- Rise and Shine Pilipinas title card from 2020 to 2023
- Genre: News broadcasting; Talk show;
- Created by: PTV News
- Directed by: Jose Chito Cabatuando
- Presented by: Diane Querrer Audrey Gorriceta Alfonso "Fifi" delos Santos Ice Martinez Joshua Garcia Leslie Ordinario
- Country of origin: Philippines
- Original language: Tagalog

Production
- Executive producers: Besi Cruz Valdez (OIC, Program Production Services)
- Production locations: PTV Studio B, PIA-PTV Government Center, Quezon City
- Camera setup: Multiple-camera setup
- Running time: 120 minutes
- Production company: People's Television Network

Original release
- Network: People's Television Network
- Release: September 7, 2020 – present

Related
- One Morning Cafe; Bagong Pilipinas; Daily Info; Sentro Balita; Ulat Bayan; PTV News Tonight;

= Rise and Shine Pilipinas =

Philippine morning newscast of People's Television Network

Rise and Shine Pilipinas is a Philippine morning newscast on PTV, showcasing the latest news, inspiring features and up-to-date information to jumpstart the morning.
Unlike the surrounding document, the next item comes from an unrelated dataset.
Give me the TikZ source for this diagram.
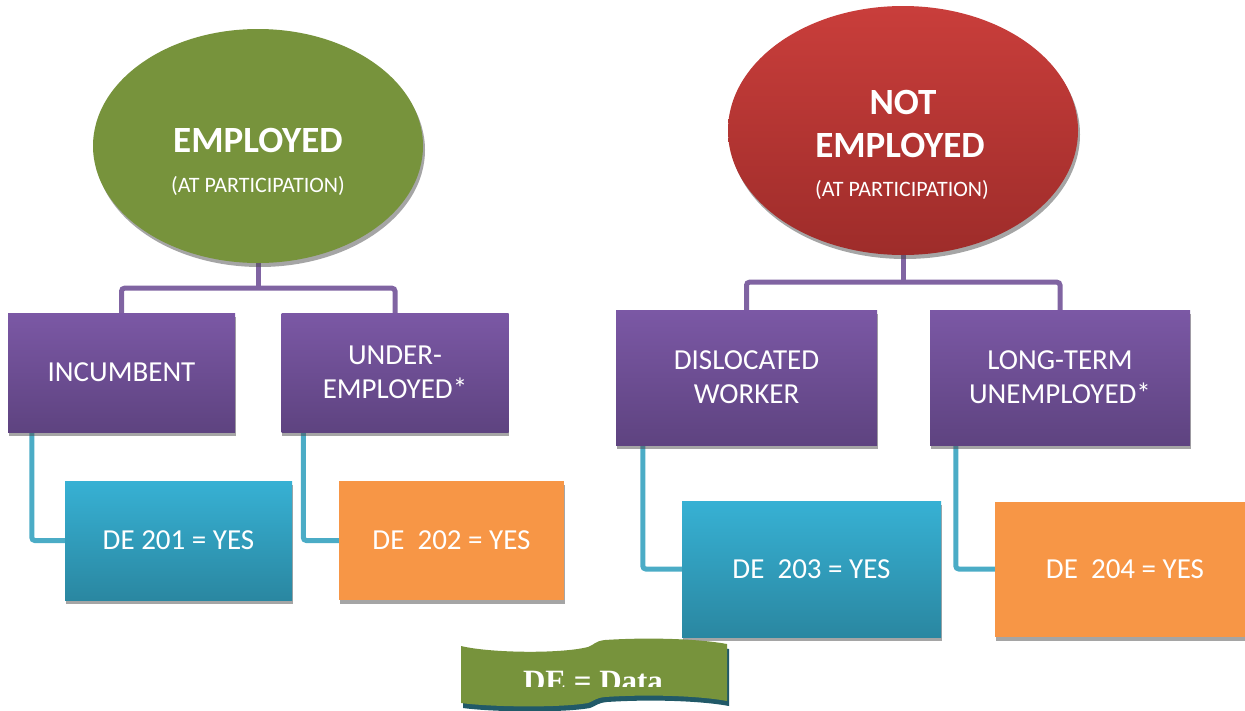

Originally hosted by PTV newscasters Aljo Bendijo, Diane Querrer and Gab Bayan, it premiered on September 7, 2020, replacing Bagong Pilipinas and Daily Info. The program airs daily from Monday to Friday at 6:00 am to 8:00 am (PST) on PTV and its livestreaming channels. It was simulcast on IBC from September 12, 2022, to January 13, 2026. Querrer, Audrey Gorriceta, Alfonso "Fifi" delos Santos, Ice Martinez, Joshua Garcia, and Leslie Ordinario serves as the current main hosts.